*Information supplied*:
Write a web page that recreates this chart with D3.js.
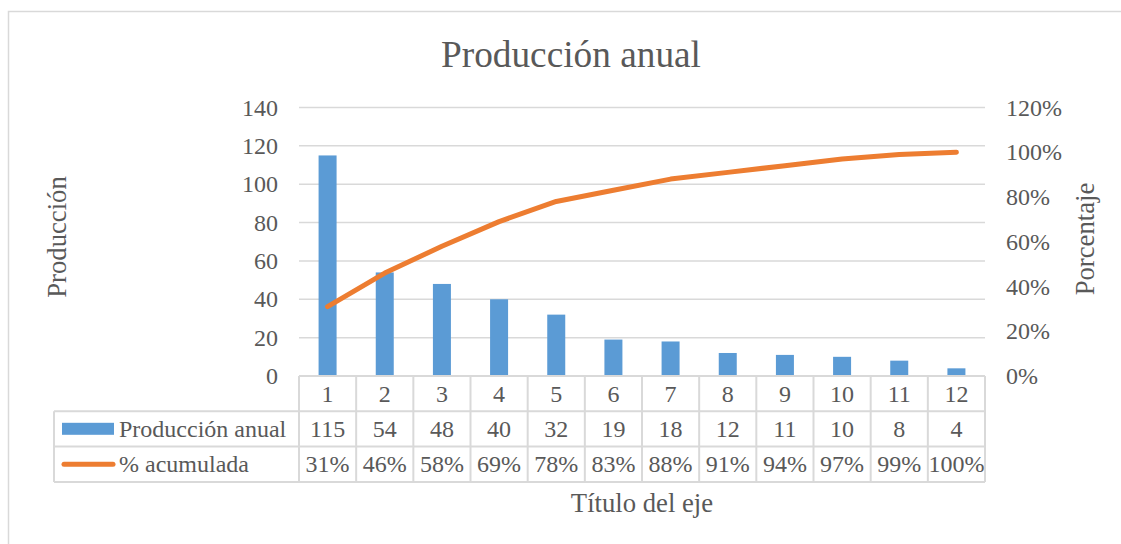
<!DOCTYPE html>
<html>
<head>
<meta charset="utf-8">
<script src="https://cdn.jsdelivr.net/npm/d3@7"></script>
<style>
  body { margin: 0; background: #fff; }
</style>
</head>
<body>
<div id="chart"></div>
<script>
// data
var categories = ["1", "2", "3", "4", "5", "6", "7", "8", "9", "10", "11", "12"];
var produccion = [115, 54, 48, 40, 32, 19, 18, 12, 11, 10, 8, 4];
var acumulada  = [0.31, 0.46, 0.58, 0.69, 0.78, 0.83, 0.88, 0.91, 0.94, 0.97, 0.99, 1.00];
var leftTicks  = [0, 20, 40, 60, 80, 100, 120, 140];
var rightTicks = [0, 0.2, 0.4, 0.6, 0.8, 1.0, 1.2];

var width = 1121, height = 544;
var plot = {left: 299, right: 985, top: 107.5, bottom: 376};
var rowH = 35.3;
var tableLeft = 54;
var grid = "#d9d9d9";
var blue = "#5b9bd5", orange = "#ed7d31";
var serif = '"Liberation Serif", "Times New Roman", serif';

var svg = d3.select("#chart").append("svg")
  .attr("width", width)
  .attr("height", height);

// chart area border
svg.append("rect")
  .attr("x", 8.5).attr("y", 11.5)
  .attr("width", 1120).attr("height", 540)
  .attr("fill", "none")
  .attr("stroke", grid)
  .attr("stroke-width", 1.5);

var x = d3.scaleBand().domain(categories).range([plot.left, plot.right]);
var y = d3.scaleLinear().domain([0, 140]).range([plot.bottom, plot.top]);
var yR = d3.scaleLinear().domain([0, 1.2]).range([plot.bottom, plot.top]);
var barW = 18;

// gridlines
svg.append("g")
  .selectAll("line")
  .data(leftTicks)
  .join("line")
    .attr("x1", plot.left)
    .attr("x2", plot.right)
    .attr("y1", d => y(d))
    .attr("y2", d => y(d))
    .attr("stroke", grid)
    .attr("stroke-width", 1.5);

// left axis
svg.append("g")
  .attr("transform", "translate(" + plot.left + ",0)")
  .call(d3.axisLeft(y).tickValues(leftTicks).tickSize(0).tickPadding(21))
  .call(g => g.select(".domain").remove());

// right axis
svg.append("g")
  .attr("transform", "translate(" + plot.right + ",0)")
  .call(d3.axisRight(yR).tickValues(rightTicks).tickSize(0).tickPadding(21).tickFormat(d3.format(".0%")))
  .call(g => g.select(".domain").remove());

// bars
svg.append("g")
  .selectAll("rect")
  .data(produccion)
  .join("rect")
    .attr("x", (d, i) => x(categories[i]) + (x.bandwidth() - barW) / 2)
    .attr("y", d => y(d))
    .attr("width", barW)
    .attr("height", d => y(0) - y(d))
    .attr("fill", blue);

// cumulative line
var line = d3.line()
  .x((d, i) => x(categories[i]) + x.bandwidth() / 2)
  .y(d => yR(d));

svg.append("path")
  .datum(acumulada)
  .attr("d", line)
  .attr("fill", "none")
  .attr("stroke", orange)
  .attr("stroke-width", 5)
  .attr("stroke-linecap", "round")
  .attr("stroke-linejoin", "round");

// data table
var table = svg.append("g");
var r0 = plot.bottom, r1 = r0 + rowH, r2 = r1 + rowH, r3 = r2 + rowH;

// horizontal rules
table.append("line").attr("x1", plot.left).attr("x2", plot.right).attr("y1", r0).attr("y2", r0);
[r1, r2, r3].forEach(function(r) {
  table.append("line").attr("x1", tableLeft).attr("x2", plot.right).attr("y1", r).attr("y2", r);
});
// vertical rules
table.selectAll("line.col")
  .data(categories.concat(["end"]))
  .join("line")
    .attr("class", "col")
    .attr("x1", (d, i) => plot.left + i * x.bandwidth())
    .attr("x2", (d, i) => plot.left + i * x.bandwidth())
    .attr("y1", r0)
    .attr("y2", r3);
table.append("line").attr("x1", tableLeft).attr("x2", tableLeft).attr("y1", r1).attr("y2", r3);
table.selectAll("line")
  .attr("stroke", grid)
  .attr("stroke-width", 2);

var cellText = function(row, values, fmt) {
  table.append("g")
    .selectAll("text")
    .data(values)
    .join("text")
      .attr("x", (d, i) => x(categories[i]) + x.bandwidth() / 2)
      .attr("y", row + rowH / 2 + 8)
      .attr("text-anchor", "middle")
      .attr("font-size", 24)
      .text(fmt);
};
cellText(r0, categories, d => d);
cellText(r1, produccion, d => d);
cellText(r2, acumulada, d3.format(".0%"));

// legend keys in table
table.append("rect")
  .attr("x", 62).attr("y", r1 + 11.5)
  .attr("width", 52).attr("height", 12)
  .attr("fill", blue);
table.append("line")
  .attr("x1", 64).attr("x2", 113)
  .attr("y1", r2 + rowH / 2).attr("y2", r2 + rowH / 2)
  .attr("stroke", orange)
  .attr("stroke-width", 5)
  .attr("stroke-linecap", "round");
table.append("text")
  .attr("x", 119).attr("y", r1 + rowH / 2 + 8)
  .attr("font-size", 24)
  .text("Producción anual");
table.append("text")
  .attr("x", 119).attr("y", r2 + rowH / 2 + 8)
  .attr("font-size", 24)
  .text("% acumulada");

// titles
svg.append("text")
  .attr("x", 571)
  .attr("y", 67)
  .attr("text-anchor", "middle")
  .attr("font-size", 37.3)
  .text("Producción anual");

svg.append("text")
  .attr("x", (plot.left + plot.right) / 2)
  .attr("y", 512)
  .attr("text-anchor", "middle")
  .attr("font-size", 26.7)
  .text("Título del eje");

svg.append("text")
  .attr("transform", "translate(66,237) rotate(-90)")
  .attr("text-anchor", "middle")
  .attr("font-size", 26.7)
  .text("Producción");

svg.append("text")
  .attr("transform", "translate(1094,239) rotate(-90)")
  .attr("text-anchor", "middle")
  .attr("font-size", 26.7)
  .text("Porcentaje");

// one font and colour for every label, axis ticks included
svg.selectAll("g").attr("font-family", null).attr("font-size", null);
svg.selectAll(".tick text").attr("font-size", 24);
svg.selectAll("text")
  .style("font-family", serif)
  .attr("fill", "#595959");
</script>
</body>
</html>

*Exercise*: Repeat the listing above exactly, with no pictures.

*Result of the exercise*:
Write a web page that recreates this chart with D3.js.
<!DOCTYPE html>
<html>
<head>
<meta charset="utf-8">
<script src="https://cdn.jsdelivr.net/npm/d3@7"></script>
<style>
  body { margin: 0; background: #fff; }
</style>
</head>
<body>
<div id="chart"></div>
<script>
// data
var categories = ["1", "2", "3", "4", "5", "6", "7", "8", "9", "10", "11", "12"];
var produccion = [115, 54, 48, 40, 32, 19, 18, 12, 11, 10, 8, 4];
var acumulada  = [0.31, 0.46, 0.58, 0.69, 0.78, 0.83, 0.88, 0.91, 0.94, 0.97, 0.99, 1.00];
var leftTicks  = [0, 20, 40, 60, 80, 100, 120, 140];
var rightTicks = [0, 0.2, 0.4, 0.6, 0.8, 1.0, 1.2];

var width = 1121, height = 544;
var plot = {left: 299, right: 985, top: 107.5, bottom: 376};
var rowH = 35.3;
var tableLeft = 54;
var grid = "#d9d9d9";
var blue = "#5b9bd5", orange = "#ed7d31";
var serif = '"Liberation Serif", "Times New Roman", serif';

var svg = d3.select("#chart").append("svg")
  .attr("width", width)
  .attr("height", height);

// chart area border
svg.append("rect")
  .attr("x", 8.5).attr("y", 11.5)
  .attr("width", 1120).attr("height", 540)
  .attr("fill", "none")
  .attr("stroke", grid)
  .attr("stroke-width", 1.5);

var x = d3.scaleBand().domain(categories).range([plot.left, plot.right]);
var y = d3.scaleLinear().domain([0, 140]).range([plot.bottom, plot.top]);
var yR = d3.scaleLinear().domain([0, 1.2]).range([plot.bottom, plot.top]);
var barW = 18;

// gridlines
svg.append("g")
  .selectAll("line")
  .data(leftTicks)
  .join("line")
    .attr("x1", plot.left)
    .attr("x2", plot.right)
    .attr("y1", d => y(d))
    .attr("y2", d => y(d))
    .attr("stroke", grid)
    .attr("stroke-width", 1.5);

// left axis
svg.append("g")
  .attr("transform", "translate(" + plot.left + ",0)")
  .call(d3.axisLeft(y).tickValues(leftTicks).tickSize(0).tickPadding(21))
  .call(g => g.select(".domain").remove());

// right axis
svg.append("g")
  .attr("transform", "translate(" + plot.right + ",0)")
  .call(d3.axisRight(yR).tickValues(rightTicks).tickSize(0).tickPadding(21).tickFormat(d3.format(".0%")))
  .call(g => g.select(".domain").remove());

// bars
svg.append("g")
  .selectAll("rect")
  .data(produccion)
  .join("rect")
    .attr("x", (d, i) => x(categories[i]) + (x.bandwidth() - barW) / 2)
    .attr("y", d => y(d))
    .attr("width", barW)
    .attr("height", d => y(0) - y(d))
    .attr("fill", blue);

// cumulative line
var line = d3.line()
  .x((d, i) => x(categories[i]) + x.bandwidth() / 2)
  .y(d => yR(d));

svg.append("path")
  .datum(acumulada)
  .attr("d", line)
  .attr("fill", "none")
  .attr("stroke", orange)
  .attr("stroke-width", 5)
  .attr("stroke-linecap", "round")
  .attr("stroke-linejoin", "round");

// data table
var table = svg.append("g");
var r0 = plot.bottom, r1 = r0 + rowH, r2 = r1 + rowH, r3 = r2 + rowH;

// horizontal rules
table.append("line").attr("x1", plot.left).attr("x2", plot.right).attr("y1", r0).attr("y2", r0);
[r1, r2, r3].forEach(function(r) {
  table.append("line").attr("x1", tableLeft).attr("x2", plot.right).attr("y1", r).attr("y2", r);
});
// vertical rules
table.selectAll("line.col")
  .data(categories.concat(["end"]))
  .join("line")
    .attr("class", "col")
    .attr("x1", (d, i) => plot.left + i * x.bandwidth())
    .attr("x2", (d, i) => plot.left + i * x.bandwidth())
    .attr("y1", r0)
    .attr("y2", r3);
table.append("line").attr("x1", tableLeft).attr("x2", tableLeft).attr("y1", r1).attr("y2", r3);
table.selectAll("line")
  .attr("stroke", grid)
  .attr("stroke-width", 2);

var cellText = function(row, values, fmt) {
  table.append("g")
    .selectAll("text")
    .data(values)
    .join("text")
      .attr("x", (d, i) => x(categories[i]) + x.bandwidth() / 2)
      .attr("y", row + rowH / 2 + 8)
      .attr("text-anchor", "middle")
      .attr("font-size", 24)
      .text(fmt);
};
cellText(r0, categories, d => d);
cellText(r1, produccion, d => d);
cellText(r2, acumulada, d3.format(".0%"));

// legend keys in table
table.append("rect")
  .attr("x", 62).attr("y", r1 + 11.5)
  .attr("width", 52).attr("height", 12)
  .attr("fill", blue);
table.append("line")
  .attr("x1", 64).attr("x2", 113)
  .attr("y1", r2 + rowH / 2).attr("y2", r2 + rowH / 2)
  .attr("stroke", orange)
  .attr("stroke-width", 5)
  .attr("stroke-linecap", "round");
table.append("text")
  .attr("x", 119).attr("y", r1 + rowH / 2 + 8)
  .attr("font-size", 24)
  .text("Producción anual");
table.append("text")
  .attr("x", 119).attr("y", r2 + rowH / 2 + 8)
  .attr("font-size", 24)
  .text("% acumulada");

// titles
svg.append("text")
  .attr("x", 571)
  .attr("y", 67)
  .attr("text-anchor", "middle")
  .attr("font-size", 37.3)
  .text("Producción anual");

svg.append("text")
  .attr("x", (plot.left + plot.right) / 2)
  .attr("y", 512)
  .attr("text-anchor", "middle")
  .attr("font-size", 26.7)
  .text("Título del eje");

svg.append("text")
  .attr("transform", "translate(66,237) rotate(-90)")
  .attr("text-anchor", "middle")
  .attr("font-size", 26.7)
  .text("Producción");

svg.append("text")
  .attr("transform", "translate(1094,239) rotate(-90)")
  .attr("text-anchor", "middle")
  .attr("font-size", 26.7)
  .text("Porcentaje");

// one font and colour for every label, axis ticks included
svg.selectAll("g").attr("font-family", null).attr("font-size", null);
svg.selectAll(".tick text").attr("font-size", 24);
svg.selectAll("text")
  .style("font-family", serif)
  .attr("fill", "#595959");
</script>
</body>
</html>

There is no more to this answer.